Mirlande too lost almost everything in the flood: her clothes, her livestock, her merchandise, and 15,000 gourds, or about $375, that she had saved up so that she could buy more goods to sell. But unlike the other women, Mirlande has not really recovered. She received the same interest-free Fonkoze loan that the other women received, but two years after the flood her business still does not exist.

Part of the problem is that when she received that new loan, she used it to buy household items that she felt she needed. She surely did need them, but their purchase ensured that the money she borrowed would not be used to generate income. She thus lost any chance to rebuild her business, let alone to repay her loan.

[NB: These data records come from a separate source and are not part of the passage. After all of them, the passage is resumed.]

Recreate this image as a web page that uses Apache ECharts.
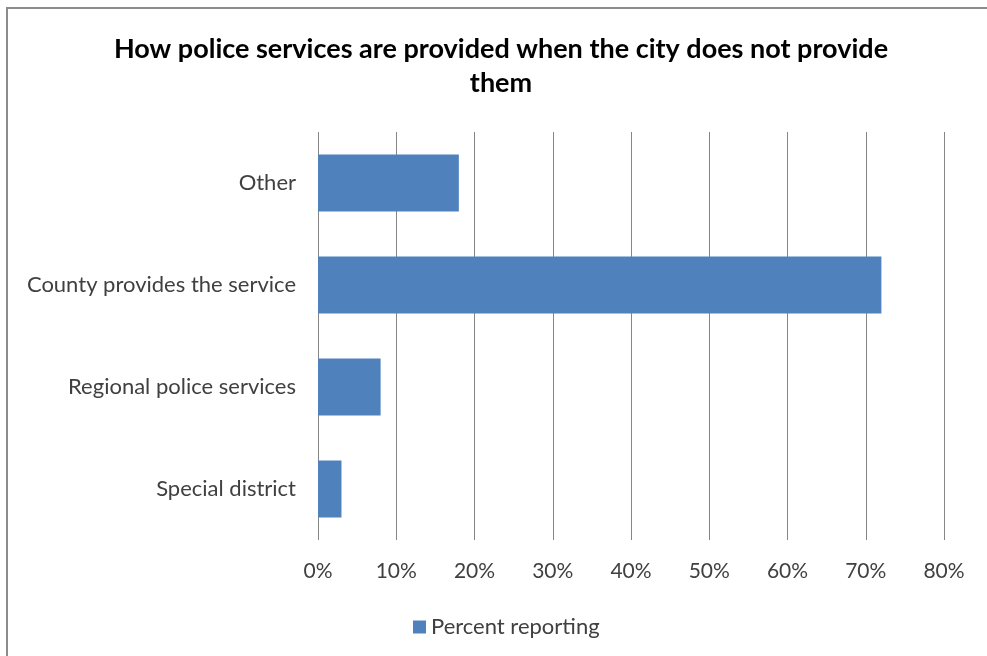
<!DOCTYPE html>
<html>
<head>
<meta charset="utf-8">
<script src="https://cdn.jsdelivr.net/npm/echarts@6/dist/echarts.min.js"></script>
<style>
  html, body { margin: 0; padding: 0; background: #ffffff; }
  #chart { width: 987px; height: 656px; }
</style>
</head>
<body>
<div id="chart"></div>
<script>
// Categories listed bottom-to-top (category axis on y starts at the bottom)
const categories = ['Special district', 'Regional police services', 'County provides the service', 'Other'];
const percentReporting = [3, 8, 72, 18];
const seriesName = 'Percent reporting';
const titleText = 'How police services are provided when the city does not provide\nthem';

const FONT = 'Lato, "Open Sans", sans-serif';

const chart = echarts.init(document.getElementById('chart'));
chart.setOption({
  backgroundColor: '#ffffff',
  animation: false,
  title: {
    text: titleText,
    left: 496,
    textAlign: 'center',
    top: 27,
    textStyle: {
      fontFamily: FONT,
      fontWeight: 'bold',
      fontSize: 27,
      lineHeight: 34,
      color: '#000000'
    }
  },
  legend: {
    data: [seriesName],
    left: 408,
    top: 611,
    itemWidth: 13,
    itemHeight: 13,
    itemGap: 8,
    icon: 'rect',
    textStyle: { fontFamily: FONT, fontSize: 22, color: '#404040' }
  },
  grid: { left: 318, right: 43, top: 132, bottom: 116, containLabel: false },
  xAxis: {
    type: 'value',
    min: 0,
    max: 80,
    interval: 10,
    axisLine: { show: false },
    axisTick: { show: false },
    axisLabel: {
      formatter: '{value}%',
      fontFamily: FONT,
      fontSize: 21,
      color: '#404040',
      margin: 21
    },
    splitLine: { show: true, lineStyle: { color: '#868686', width: 1 } }
  },
  yAxis: {
    type: 'category',
    data: categories,
    axisLine: { show: false },
    axisTick: { show: false },
    axisLabel: {
      fontFamily: FONT,
      fontSize: 22,
      color: '#404040',
      margin: 22
    }
  },
  series: [{
    name: seriesName,
    type: 'bar',
    data: percentReporting,
    barCategoryGap: '44%',
    itemStyle: { color: '#4f81bd' }
  }],
  graphic: [{
    type: 'rect',
    shape: { x: 7, y: 8, width: 1100, height: 800 },
    style: { fill: 'none', stroke: '#8c8c8c', lineWidth: 2 },
    silent: true,
    z: 100
  }]
});
</script>
</body>
</html>
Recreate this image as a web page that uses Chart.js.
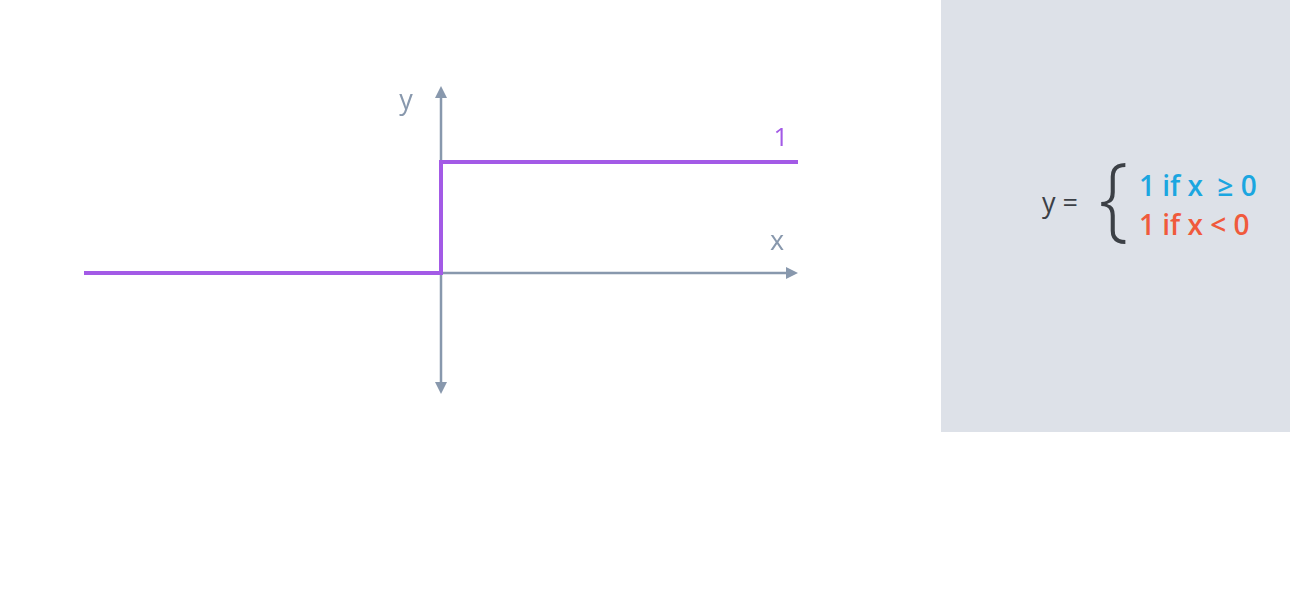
<!DOCTYPE html>
<html>
<head>
<meta charset="utf-8">
<script src="https://cdn.jsdelivr.net/npm/chart.js@4"></script>
<style>
  html, body { margin: 0; padding: 0; background: #fff; }
  #wrap { position: relative; width: 1290px; height: 615px; overflow: hidden; }
  #chart { position: absolute; left: 0; top: 0; }
  #panel {
    position: absolute; left: 941px; top: 0; width: 349px; height: 432px;
    background: #dde1e8;
    font-family: "Open Sans", sans-serif;
  }
  #panel .lhs { position: absolute; left: 101px; top: 183px; font-size: 27px; color: #3c4046; }
  #panel .brace { position: absolute; left: 158px; top: 148px; font-size: 92px; line-height: 1; color: #3c4046; font-weight: 300; transform: scaleX(0.9); transform-origin: left top; }
  #panel .row { position: absolute; left: 198px; font-size: 28px; font-weight: 600; white-space: pre; }
  #panel .r1 { top: 166px; color: #1ba6e0; }
  #panel .r2 { top: 205px; color: #f05a3c; }
</style>
</head>
<body>
<div id="wrap">
  <canvas id="chart" width="940" height="615"></canvas>
  <div id="panel">
    <div class="lhs">y =</div>
    <div class="brace">{</div>
    <div class="row r1">1 if x  ≥ 0</div>
    <div class="row r2">1 if x &lt; 0</div>
  </div>
</div>
<script>
// step function data
const xValues = [-1, 0, 0, 1];
const yValues = [0, 0, 1, 1];
const stepLabel = '1';
const axisNames = ['x', 'y'];

const purple = '#a35ae6';
const axisGray = '#8898ad';

function arrowHead(ctx, x, y, dir) {
  const len = 12, half = 6;
  ctx.beginPath();
  if (dir === 'right') { ctx.moveTo(x, y); ctx.lineTo(x - len, y - half); ctx.lineTo(x - len, y + half); }
  if (dir === 'up') { ctx.moveTo(x, y); ctx.lineTo(x - half, y + len); ctx.lineTo(x + half, y + len); }
  if (dir === 'down') { ctx.moveTo(x, y); ctx.lineTo(x - half, y - len); ctx.lineTo(x + half, y - len); }
  ctx.closePath();
  ctx.fill();
}

const axesPlugin = {
  id: 'axesPlugin',
  beforeDatasetsDraw(chart) {
    const ctx = chart.ctx;
    const xs = chart.scales.x, ys = chart.scales.y;
    const x0 = xs.getPixelForValue(0), y0 = ys.getPixelForValue(0);
    const area = chart.chartArea;
    ctx.save();
    ctx.strokeStyle = axisGray;
    ctx.fillStyle = axisGray;
    ctx.lineWidth = 2.5;
    // x axis
    ctx.beginPath();
    ctx.moveTo(x0, y0);
    ctx.lineTo(area.right - 4, y0);
    ctx.stroke();
    arrowHead(ctx, area.right, y0, 'right');
    // y axis
    ctx.beginPath();
    ctx.moveTo(x0, area.top + 4);
    ctx.lineTo(x0, area.bottom - 4);
    ctx.stroke();
    arrowHead(ctx, x0, area.top, 'up');
    arrowHead(ctx, x0, area.bottom, 'down');
    ctx.restore();
  },
  afterDatasetsDraw(chart) {
    const ctx = chart.ctx;
    const xs = chart.scales.x, ys = chart.scales.y;
    const x0 = xs.getPixelForValue(0), y0 = ys.getPixelForValue(0);
    const area = chart.chartArea;
    ctx.save();
    ctx.font = '27px "Open Sans", sans-serif';
    ctx.textAlign = 'center';
    ctx.textBaseline = 'middle';
    ctx.fillStyle = axisGray;
    ctx.fillText(axisNames[0], area.right - 21, y0 - 31);
    ctx.fillText(axisNames[1], x0 - 35, area.top + 15);
    ctx.fillStyle = purple;
    ctx.font = '26px "Open Sans", sans-serif';
    ctx.fillText(stepLabel, xs.getPixelForValue(xValues[xValues.length - 1]) - 17,
      ys.getPixelForValue(yValues[yValues.length - 1]) - 23);
    ctx.restore();
  }
};

new Chart(document.getElementById('chart'), {
  type: 'line',
  data: {
    datasets: [{
      data: xValues.map((x, i) => ({ x: x, y: yValues[i] })),
      borderColor: purple,
      borderWidth: 4,
      pointRadius: 0,
      fill: false,
      tension: 0,
      borderJoinStyle: 'miter',
      borderCapStyle: 'butt'
    }]
  },
  options: {
    responsive: false,
    animation: false,
    layout: { padding: { left: 84, right: 940 - 798, top: 86, bottom: 615 - 394 } },
    plugins: { legend: { display: false }, tooltip: { enabled: false } },
    scales: {
      x: { type: 'linear', min: -1, max: 1, display: false },
      y: { type: 'linear', min: -1.09, max: 1.685, display: false }
    }
  },
  plugins: [axesPlugin]
});
</script>
</body>
</html>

But the lesson to draw from Mirlande’s story is not that flood victims cannot make good use of credit. The stories of Zilmit and Madanm Awòl would counter such a claim. And theirs are not the only happy stories I could relate. The lesson is, rather, that one must work with flood victims to help them ensure that they use their credit well. For Fonkoze, this is a work in progress. Just as Zilmit and Madanm Awòl are just two exemplary success stories, Mirlande is only one example out of many as well.

But the story of Mirlande and of other women who are still in trouble is not over, and Fonkoze will continue to try to work with them in whatever way it can. It’s not yet time to call the loans made to such women a failure.